At the end of a storm, when the sky is still painted grey and everything is dripping, a few rays of sunshine break through the cloud cover to create a rainbow. The world pales to greyscale in comparison. I am urged to take a pause in my day, to stare up at the sky, and revel in its beauty.
That’s magic: the ability to transform a day from surviving to something joyful. Sometimes things go wrong. But no matter how terrible my day, leaves still sparkle, stars still shine, and one day, I will see another rainbow. Even as I compile scientific explanations, the wonder does not diminish. It grows. Knowing rainbows are ultraviolet light being filtered through raindrops makes them more miraculous; understanding the circumstances that must align perfectly to create them is spellbinding. Science is the recipe for magic, not its antithesis.

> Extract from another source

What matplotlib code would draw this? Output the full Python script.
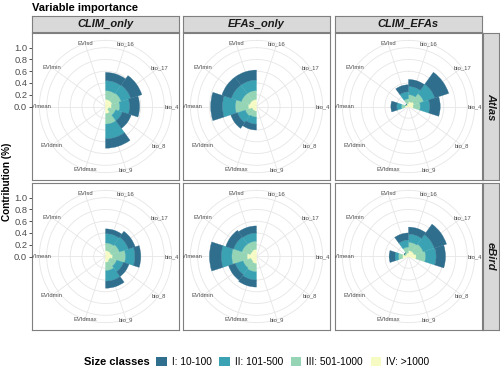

My tenet of the world and my interactions with my surroundings distills to this: I believe in the magic of connection and small miracles. In leaves, stars, and rainbows, but also the magic that lives within ourselves. I affect that which surrounds me and it has an equal and opposite reaction. I love watching the face of my best friend light up as she talks about something she loves. Her words become stronger, and no matter what she says there is the same underlying message: I am alive and living and so are you and so are we all. I want to be that reminder to live and love, to be a force for the positive in the same way my friend is to me, to live in the interconnectedness and recognize and celebrate the magic in the smallest of things, even if it is as seemingly insignificant as a purple tip on a blade of grass.